Processes for the preparation of 2-amino-4,5,6,7-tetrahydro-6-(propylamino)benzothiazole using a simple alkylation reaction were first described in U.S. Pat. Nos. 4,843,086 and 4,886,812. Other preparations of 2-amino-4,5,6,7-tetrahydro-6-(propylamino)benzothiazole have been described that involve reductive amination rather than simple alkylation and, thus, produce a mixture of the R and S optical isomers with no direct means for further purification of the optical isomers. These known processes for the production of 2-amino-4,5,6,7-tetrahydro-6-(propylamino)benzothiazole are expensive, labor intensive, and utilize hydride reducing agents that pose safety risks. Furthermore, there are currently no known processes for the direct synthesis of the pure (6R)-4,5,6,7-tetrahydro-N6-propyl-2,6-benzothiazole-diamine from a diamine.

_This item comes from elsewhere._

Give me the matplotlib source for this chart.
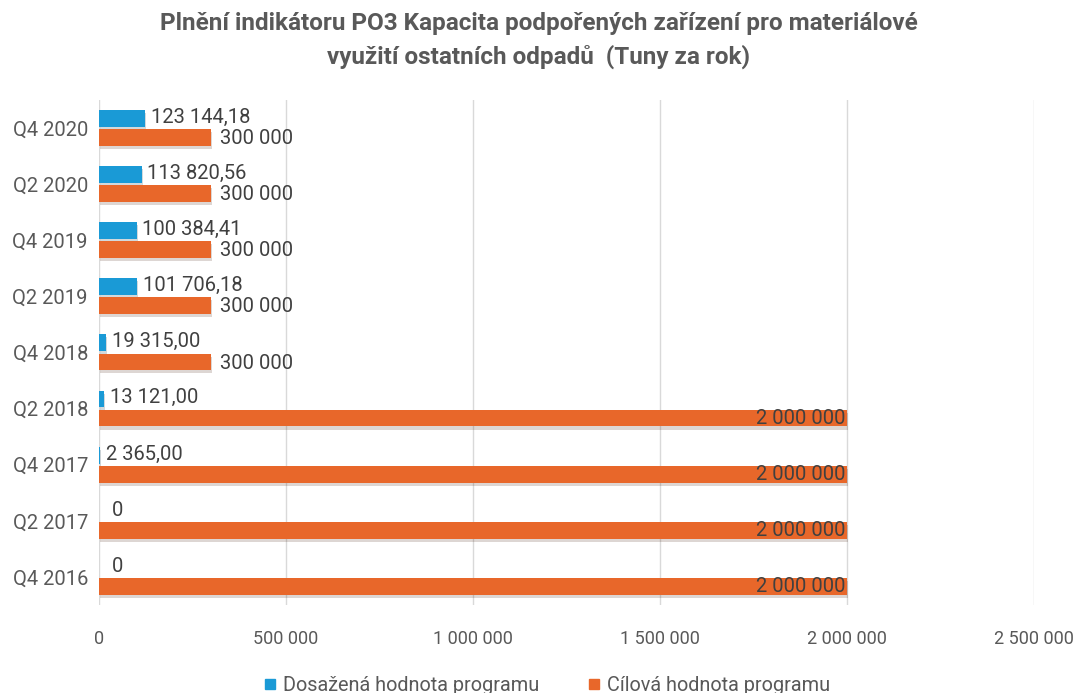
"""Horizontal grouped bar chart: PO3 indicator fulfilment (tonnes per year)."""

import matplotlib.pyplot as plt
import matplotlib.patheffects as pe
import numpy as np
from matplotlib.ticker import FuncFormatter

CATEGORIES = ["Q4 2016", "Q2 2017", "Q4 2017", "Q2 2018", "Q4 2018",
              "Q2 2019", "Q4 2019", "Q2 2020", "Q4 2020"]
ACHIEVED = [0, 0, 2365.00, 13121.00, 19315.00, 101706.18, 100384.41, 113820.56, 123144.18]
TARGET = [2000000, 2000000, 2000000, 2000000, 300000, 300000, 300000, 300000, 300000]

SERIES_NAMES = ["Dosažená hodnota programu", "Cílová hodnota programu"]
TITLE = ("Plnění indikátoru PO3 Kapacita podpořených zařízení pro materiálové\n"
         "využití ostatních odpadů  (Tuny za rok)")

BLUE = "#1a9ad6"
ORANGE = "#e8672a"
TEXT = "#595959"
LABEL = "#404040"
GRID = "#d9d9d9"

plt.rcParams["font.family"] = ["Roboto", "DejaVu Sans"]


def fmt_num(value: float, decimals: int = 0) -> str:
    if value == 0:
        return "0"
    s = f"{value:,.{decimals}f}"
    return s.replace(",", " ").replace(".", ",")


def main() -> None:
    fig = plt.figure(figsize=(10.77, 6.93), dpi=100)
    ax = fig.add_axes([0.092, 0.127, 0.868, 0.729])

    y = np.arange(len(CATEGORIES))
    h = 0.30
    shadow = [pe.SimplePatchShadow(offset=(0.8, -2.2), alpha=0.18), pe.Normal()]

    blue = ax.barh(y + 0.17, ACHIEVED, height=h, color=BLUE, zorder=3)
    orange = ax.barh(y - 0.17, TARGET, height=h, color=ORANGE, zorder=3)
    for bar in list(blue) + list(orange):
        bar.set_path_effects(shadow)

    for yi, v in zip(y, ACHIEVED):
        label = fmt_num(v, 2)
        offset = 9 if v == 0 else 4
        ax.annotate(label, (v, yi + 0.19), xytext=(offset, 0), textcoords="offset points",
                    ha="left", va="center", fontsize=14.5, color=LABEL, zorder=4)

    for yi, v in zip(y, TARGET):
        label = fmt_num(v)
        if v >= 1000000:
            ax.annotate(label, (v, yi - 0.17), xytext=(-1, 0), textcoords="offset points",
                        ha="right", va="center", fontsize=14.5, color=LABEL, zorder=4)
        else:
            ax.annotate(label, (v, yi - 0.19), xytext=(6, 0), textcoords="offset points",
                        ha="left", va="center", fontsize=14.5, color=LABEL, zorder=4)

    ax.set_xlim(0, 2500000)
    ax.set_ylim(-0.5, len(CATEGORIES) - 0.5)
    ax.set_xticks(np.arange(0, 2500001, 500000))
    ax.xaxis.set_major_formatter(FuncFormatter(lambda v, _: fmt_num(v)))
    ax.set_yticks(y)
    ax.set_yticklabels(CATEGORIES)
    ax.tick_params(axis="x", length=0, pad=18, labelsize=13, labelcolor=TEXT)
    ax.tick_params(axis="y", length=0, pad=8, labelsize=14.5, labelcolor=TEXT)
    ax.grid(axis="x", color=GRID, linewidth=1, zorder=0)
    for spine in ax.spines.values():
        spine.set_visible(False)

    fig.suptitle(TITLE, y=0.982, fontsize=17.5, fontweight="bold", color=TEXT, linespacing=1.5)

    handles = [plt.Line2D([], [], marker="s", linestyle="", markersize=7, color=c)
               for c in (BLUE, ORANGE)]
    fig.legend(handles, SERIES_NAMES, loc="lower center", bbox_to_anchor=(0.507, -0.028),
               ncol=2, frameon=False, fontsize=14.3, labelcolor=TEXT,
               handlelength=0.8, handletextpad=0.25, columnspacing=2.4)

    fig.savefig("out.png", dpi=100)
    plt.close(fig)


if __name__ == "__main__":
    main()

Therefore, the R isomer must be synthesized as a mixture of the optical isomers that is purified by expensive and time consuming methods that may utilize other problematic substances. Moreover, known processes involving deamination result in a loss of enantiomeric purity, and methods useful for resolution of the optical isomers from mixtures fall short of producing chirally and chemically pure preparations of the R enantiomer or the S enantiomer.